- **DATA RECORDS**
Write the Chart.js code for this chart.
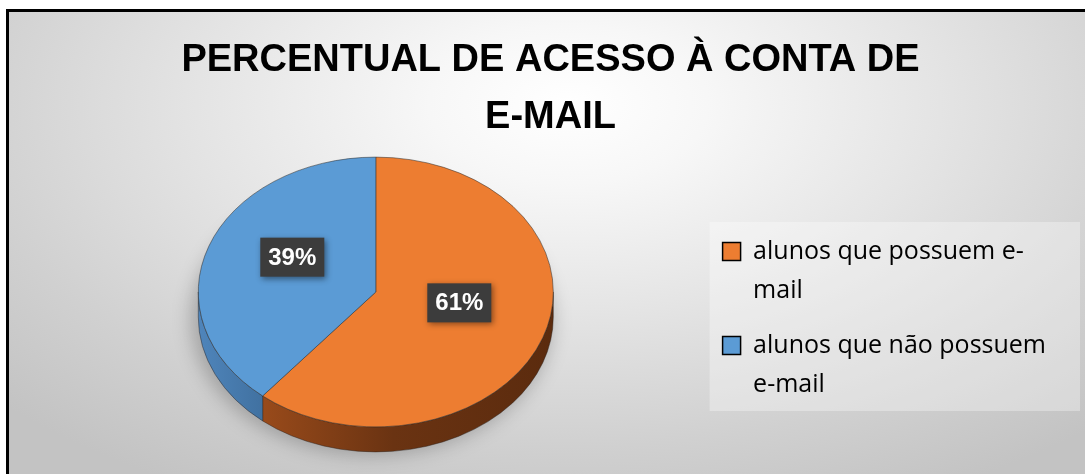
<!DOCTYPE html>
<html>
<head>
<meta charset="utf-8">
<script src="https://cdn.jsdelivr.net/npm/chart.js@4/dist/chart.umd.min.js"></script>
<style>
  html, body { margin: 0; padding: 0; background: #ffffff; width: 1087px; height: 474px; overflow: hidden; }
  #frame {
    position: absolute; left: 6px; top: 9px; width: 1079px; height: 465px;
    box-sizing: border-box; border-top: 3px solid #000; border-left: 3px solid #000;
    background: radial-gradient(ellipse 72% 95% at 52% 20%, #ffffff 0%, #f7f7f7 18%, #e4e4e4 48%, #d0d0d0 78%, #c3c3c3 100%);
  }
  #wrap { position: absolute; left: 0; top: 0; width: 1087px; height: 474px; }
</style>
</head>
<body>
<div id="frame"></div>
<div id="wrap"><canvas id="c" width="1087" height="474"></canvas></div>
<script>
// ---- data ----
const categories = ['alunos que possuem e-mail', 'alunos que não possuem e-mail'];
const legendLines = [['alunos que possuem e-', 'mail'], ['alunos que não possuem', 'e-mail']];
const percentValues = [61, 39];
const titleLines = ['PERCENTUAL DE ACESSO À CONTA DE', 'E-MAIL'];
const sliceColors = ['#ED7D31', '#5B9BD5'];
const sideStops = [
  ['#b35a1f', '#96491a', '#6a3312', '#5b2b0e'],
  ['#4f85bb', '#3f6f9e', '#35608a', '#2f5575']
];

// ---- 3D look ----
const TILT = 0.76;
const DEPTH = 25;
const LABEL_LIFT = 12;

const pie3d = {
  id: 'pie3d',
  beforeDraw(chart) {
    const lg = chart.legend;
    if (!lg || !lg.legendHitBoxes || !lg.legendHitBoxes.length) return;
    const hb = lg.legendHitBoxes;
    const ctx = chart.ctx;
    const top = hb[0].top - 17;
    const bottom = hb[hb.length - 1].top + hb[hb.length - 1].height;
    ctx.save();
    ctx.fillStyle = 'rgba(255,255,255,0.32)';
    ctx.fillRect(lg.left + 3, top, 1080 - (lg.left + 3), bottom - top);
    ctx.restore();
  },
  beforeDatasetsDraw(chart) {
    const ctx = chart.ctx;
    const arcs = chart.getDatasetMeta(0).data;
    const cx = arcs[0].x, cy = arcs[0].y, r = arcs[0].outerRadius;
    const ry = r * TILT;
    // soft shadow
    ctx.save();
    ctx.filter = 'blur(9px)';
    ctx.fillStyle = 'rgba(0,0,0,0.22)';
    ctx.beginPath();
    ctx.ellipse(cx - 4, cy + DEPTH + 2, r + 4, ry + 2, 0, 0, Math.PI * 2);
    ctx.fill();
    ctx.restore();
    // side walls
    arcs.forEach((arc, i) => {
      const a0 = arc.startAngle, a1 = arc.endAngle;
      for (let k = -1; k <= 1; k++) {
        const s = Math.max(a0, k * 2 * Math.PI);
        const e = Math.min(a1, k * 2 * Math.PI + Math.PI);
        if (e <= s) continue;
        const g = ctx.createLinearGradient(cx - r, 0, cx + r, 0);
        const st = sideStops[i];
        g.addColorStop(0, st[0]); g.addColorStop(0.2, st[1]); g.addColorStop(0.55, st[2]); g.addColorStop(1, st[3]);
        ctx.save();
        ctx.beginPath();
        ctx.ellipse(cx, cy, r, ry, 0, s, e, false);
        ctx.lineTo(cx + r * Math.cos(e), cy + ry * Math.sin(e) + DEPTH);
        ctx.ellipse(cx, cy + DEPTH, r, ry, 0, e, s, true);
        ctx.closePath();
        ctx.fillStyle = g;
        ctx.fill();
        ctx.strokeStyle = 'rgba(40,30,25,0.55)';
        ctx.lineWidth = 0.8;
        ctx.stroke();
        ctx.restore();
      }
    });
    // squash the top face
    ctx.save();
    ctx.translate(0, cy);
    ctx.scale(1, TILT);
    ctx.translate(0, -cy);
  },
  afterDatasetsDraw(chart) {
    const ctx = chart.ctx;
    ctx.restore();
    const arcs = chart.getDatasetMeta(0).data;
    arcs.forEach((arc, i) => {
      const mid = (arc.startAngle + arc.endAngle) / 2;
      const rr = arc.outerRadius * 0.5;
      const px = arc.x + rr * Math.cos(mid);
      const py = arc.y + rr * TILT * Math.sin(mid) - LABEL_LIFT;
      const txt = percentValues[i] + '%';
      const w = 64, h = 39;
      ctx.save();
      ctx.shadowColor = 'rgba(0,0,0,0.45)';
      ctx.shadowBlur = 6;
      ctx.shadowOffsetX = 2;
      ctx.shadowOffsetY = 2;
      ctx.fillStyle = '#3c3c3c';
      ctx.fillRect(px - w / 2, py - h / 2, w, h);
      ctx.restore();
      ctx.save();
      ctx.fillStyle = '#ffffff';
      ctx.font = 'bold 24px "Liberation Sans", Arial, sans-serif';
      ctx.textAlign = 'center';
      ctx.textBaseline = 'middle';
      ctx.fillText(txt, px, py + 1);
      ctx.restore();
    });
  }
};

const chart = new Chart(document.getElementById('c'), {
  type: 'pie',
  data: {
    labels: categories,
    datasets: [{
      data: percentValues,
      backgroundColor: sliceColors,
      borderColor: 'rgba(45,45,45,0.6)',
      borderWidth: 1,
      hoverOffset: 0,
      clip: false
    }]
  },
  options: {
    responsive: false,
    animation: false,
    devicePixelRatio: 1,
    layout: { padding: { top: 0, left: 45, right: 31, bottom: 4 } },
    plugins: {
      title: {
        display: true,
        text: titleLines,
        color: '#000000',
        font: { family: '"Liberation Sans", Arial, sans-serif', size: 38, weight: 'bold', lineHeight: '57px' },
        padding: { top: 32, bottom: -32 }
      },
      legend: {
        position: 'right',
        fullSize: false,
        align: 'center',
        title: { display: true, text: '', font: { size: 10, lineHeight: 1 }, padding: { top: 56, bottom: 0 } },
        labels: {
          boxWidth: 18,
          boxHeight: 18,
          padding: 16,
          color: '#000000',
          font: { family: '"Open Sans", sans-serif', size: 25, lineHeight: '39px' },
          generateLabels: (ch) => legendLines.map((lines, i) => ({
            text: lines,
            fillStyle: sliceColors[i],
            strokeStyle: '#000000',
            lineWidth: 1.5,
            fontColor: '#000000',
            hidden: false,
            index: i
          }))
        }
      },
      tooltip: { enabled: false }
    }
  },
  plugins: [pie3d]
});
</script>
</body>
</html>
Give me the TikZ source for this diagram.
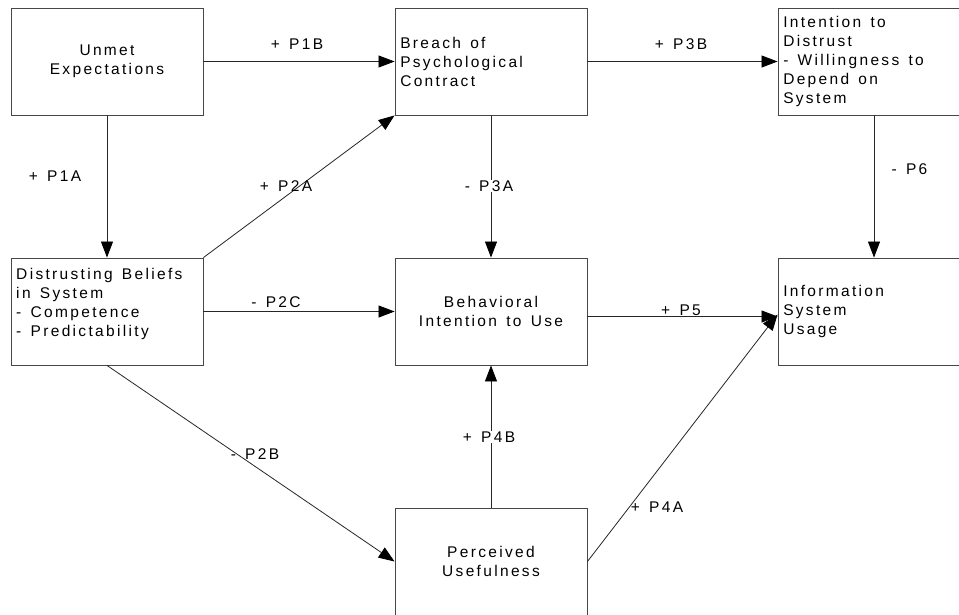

- **AIM**
Your answer should be a single number: the count of lines holding the word "this".

- **EXERCISE SOLUTION**
2